Dean Hall, creator of DayZ, has publicly criticized Valve for its use of gambling-style monetization after a recent Counter-Strike 2 update sent skin prices into chaos. In an interview with Eurogamer, Hall said Valve “does not get anywhere near enough criticism” for those mechanics, and called the systems “disgusting”. The comments followed a trade-up style patch that dramatically changed the value of glove and knife skins and, by several tallies, erased around $3 billion from an estimated $6 billion market.
The update reignited debate over how Valve lets real money attach to virtual items, and how fragile that economy can be when the developer tweaks drop rates or trade mechanics. Community reaction was immediate and heated, with collectors and traders reporting significant losses and widespread panic.
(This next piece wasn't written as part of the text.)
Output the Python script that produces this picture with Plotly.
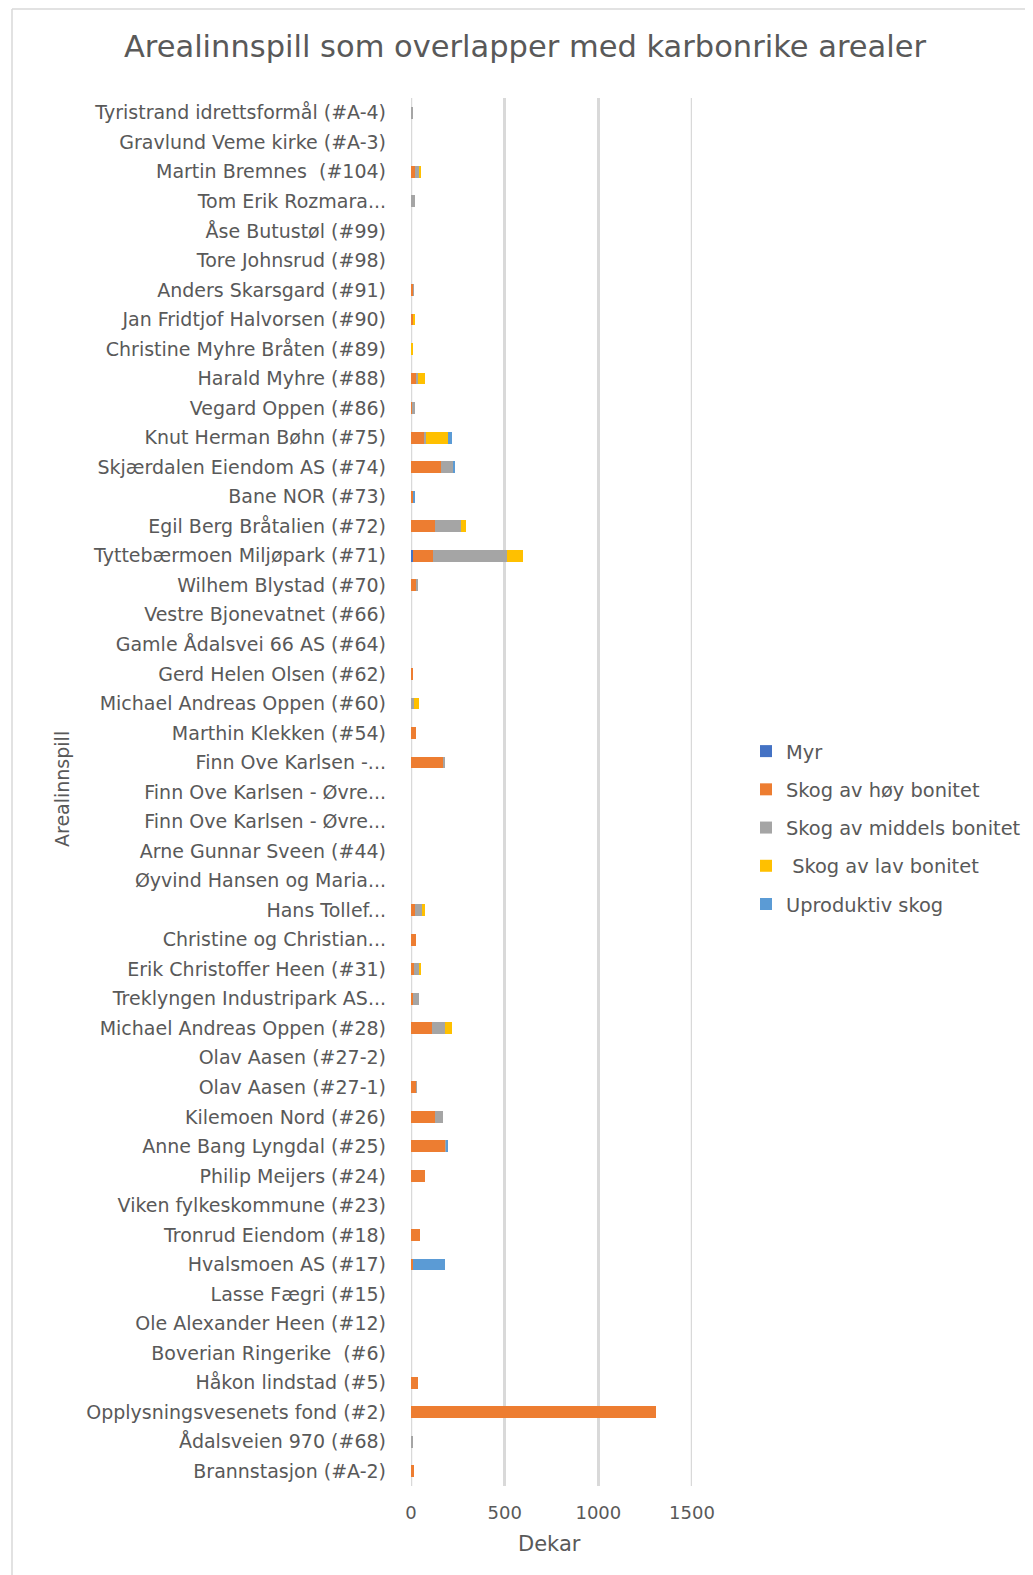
import plotly.graph_objects as go

categories = [
    "Tyristrand idrettsformål (#A-4)",
    "Gravlund Veme kirke (#A-3)",
    "Martin Bremnes  (#104)",
    "Tom Erik Rozmara...",
    "Åse Butustøl (#99)",
    "Tore Johnsrud (#98)",
    "Anders Skarsgard (#91)",
    "Jan Fridtjof Halvorsen (#90)",
    "Christine Myhre Bråten (#89)",
    "Harald Myhre (#88)",
    "Vegard Oppen (#86)",
    "Knut Herman Bøhn (#75)",
    "Skjærdalen Eiendom AS (#74)",
    "Bane NOR (#73)",
    "Egil Berg Bråtalien (#72)",
    "Tyttebærmoen Miljøpark (#71)",
    "Wilhem Blystad (#70)",
    "Vestre Bjonevatnet (#66)",
    "Gamle Ådalsvei 66 AS (#64)",
    "Gerd Helen Olsen (#62)",
    "Michael Andreas Oppen (#60)",
    "Marthin Klekken (#54)",
    "Finn Ove Karlsen -...",
    "Finn Ove Karlsen - Øvre...",
    "Finn Ove Karlsen - Øvre...",
    "Arne Gunnar Sveen (#44)",
    "Øyvind Hansen og Maria...",
    "Hans Tollef...",
    "Christine og Christian...",
    "Erik Christoffer Heen (#31)",
    "Treklyngen Industripark AS...",
    "Michael Andreas Oppen (#28)",
    "Olav Aasen (#27-2)",
    "Olav Aasen (#27-1)",
    "Kilemoen Nord (#26)",
    "Anne Bang Lyngdal (#25)",
    "Philip Meijers (#24)",
    "Viken fylkeskommune (#23)",
    "Tronrud Eiendom (#18)",
    "Hvalsmoen AS (#17)",
    "Lasse Fægri (#15)",
    "Ole Alexander Heen (#12)",
    "Boverian Ringerike  (#6)",
    "Håkon lindstad (#5)",
    "Opplysningsvesenets fond (#2)",
    "Ådalsveien 970 (#68)",
    "Brannstasjon (#A-2)",
]

myr = [0, 0, 0, 0, 0, 0, 0, 0, 0, 0,
       0, 0, 0, 0, 0, 9, 0, 0, 0, 0,
       0, 0, 0, 0, 0, 0, 0, 0, 0, 0,
       0, 0, 0, 0, 0, 0, 0, 0, 0, 0,
       0, 0, 0, 0, 0, 0, 0]
hoy = [0, 0, 21, 0, 0, 0, 12, 12, 0, 32,
       10, 69, 158, 14, 126, 110, 32, 0, 0, 7,
       0, 28, 175, 0, 0, 0, 0, 23, 28, 14,
       9, 110, 0, 28, 126, 186, 76, 0, 48, 9,
       0, 0, 0, 37, 1310, 0, 17]
middels = [8, 0, 23, 23, 0, 0, 3, 0, 0, 3,
           10, 12, 71, 0, 143, 391, 2, 0, 0, 0,
           14, 0, 5, 0, 0, 0, 0, 34, 0, 30,
           34, 74, 0, 3, 46, 2, 0, 0, 0, 0,
           0, 0, 0, 0, 0, 8, 0]
lav = [0, 0, 5, 0, 0, 0, 0, 5, 9, 40,
       0, 119, 0, 0, 27, 88, 0, 0, 0, 0,
       28, 0, 0, 0, 0, 0, 0, 19, 0, 5,
       0, 35, 0, 0, 0, 0, 0, 0, 0, 0,
       0, 0, 0, 0, 0, 0, 0]
uprod = [0, 0, 0, 0, 0, 0, 0, 0, 0, 0,
         0, 19, 5, 7, 0, 0, 0, 0, 0, 0,
         0, 0, 0, 0, 0, 0, 0, 0, 0, 0,
         0, 0, 0, 0, 0, 5, 0, 0, 0, 170,
         0, 0, 0, 0, 0, 0, 0]

series_names = ["Myr", "Skog av høy bonitet", "Skog av middels bonitet",
                " Skog av lav bonitet", "Uproduktiv skog"]
series_values = [myr, hoy, middels, lav, uprod]
colors = ["#4472C4", "#ED7D31", "#A5A5A5", "#FFC000", "#5B9BD5"]

xticks = [0, 500, 1000, 1500]

FONT = "DejaVu Sans"
TXT = "#595959"
GRID = "#D9D9D9"

OFF = 8  # page body margin
W, H = 1033, 1575
# plot area in reference screenshot pixels
PL, PR, PT, PB = 411, 692, 98, 1486
ML, MT = PL - OFF, PT - OFF
MR = W - (PR - OFF)
MB = H - (PB - OFF)
PW, PH = PR - PL, PB - PT


def px(x):
    return (x - PL) / PW


def py(y):
    return 1 - (y - PT) / PH


ypos = list(range(len(categories)))

fig = go.Figure()
for name, vals, col in zip(series_names, series_values, colors):
    fig.add_trace(go.Bar(
        y=ypos, x=vals, name=name, orientation="h",
        marker=dict(color=col, line=dict(width=0)),
        legendgroup=name,
    ))

shapes = [
    dict(type="line", xref="paper", yref="paper", x0=px(12), x1=px(12),
         y0=py(9), y1=py(1600), line=dict(color=GRID, width=1.5)),
    dict(type="line", xref="paper", yref="paper", x0=px(12), x1=px(1045),
         y0=py(9), y1=py(9), line=dict(color=GRID, width=1.5)),
]
for v in (xticks[0], xticks[-1]):
    shapes.append(dict(type="line", xref="x", yref="paper", x0=v, x1=v,
                       y0=0, y1=1, layer="below",
                       line=dict(color=GRID, width=2.5)))

fig.update_layout(
    width=W, height=H,
    margin=dict(l=ML, r=MR, t=MT, b=MB),
    paper_bgcolor="white", plot_bgcolor="white",
    barmode="stack", bargap=0.6,
    font=dict(family=FONT, color=TXT, size=17),
    title=dict(text="Arealinnspill som overlapper med karbonrike arealer",
               x=px(525), xref="paper", xanchor="center",
               y=1 - (46 - OFF) / H, yref="container", yanchor="middle",
               font=dict(family=FONT, size=30.5, color=TXT)),
    showlegend=True,
    legend=dict(x=px(746), xref="paper", xanchor="left",
                y=py(732), yanchor="top",
                traceorder="grouped", tracegroupgap=10,
                font=dict(family=FONT, size=19.4, color=TXT),
                itemwidth=30, bgcolor="rgba(0,0,0,0)"),
    xaxis=dict(range=[0, 1500], tickvals=xticks, ticktext=[str(v) for v in xticks],
               showgrid=True, gridcolor=GRID, gridwidth=2.5,
               zeroline=False, showline=False, ticks="",
               ticklabelstandoff=14,
               tickfont=dict(family=FONT, size=18, color=TXT)),
    yaxis=dict(tickvals=ypos, ticktext=categories, autorange="reversed",
               showgrid=False, zeroline=False, showline=False,
               ticks="", ticklabelstandoff=24,
               tickfont=dict(family=FONT, size=19, color=TXT)),
    annotations=[
        dict(text="Dekar", x=px(549), y=py(1544), xref="paper", yref="paper",
             showarrow=False, xanchor="center", yanchor="middle",
             font=dict(family=FONT, size=21, color=TXT)),
        dict(text="Arealinnspill", x=px(62), y=py(789), xref="paper", yref="paper",
             showarrow=False, xanchor="center", yanchor="middle", textangle=-90,
             font=dict(family=FONT, size=19, color=TXT)),
    ],
    shapes=shapes,
)

fig.write_html("out.html")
Hall also urged developers to open their data to researchers, saying universities want to study the player impact of these systems. That point echoes long-running concerns about skins and case drops that began after the CS:GO “Arms Deal” update more than a decade ago, when third-party markets first turned cosmetic items into real-world value.
We previously covered Valve’s trade-up changes and how they affected market valuations in our story on the update, which looked at the mechanics behind the shift and why many prices halved or swung wildly during the patch window: Valve trade-up change halves Counter-Strike skin market value. For players who treat skins like investments, the latest episode is a reminder that developer adjustments can instantly reorder perceived value. For critics, it is further evidence that systems tied to chance and real money deserve closer scrutiny and, potentially, independent study.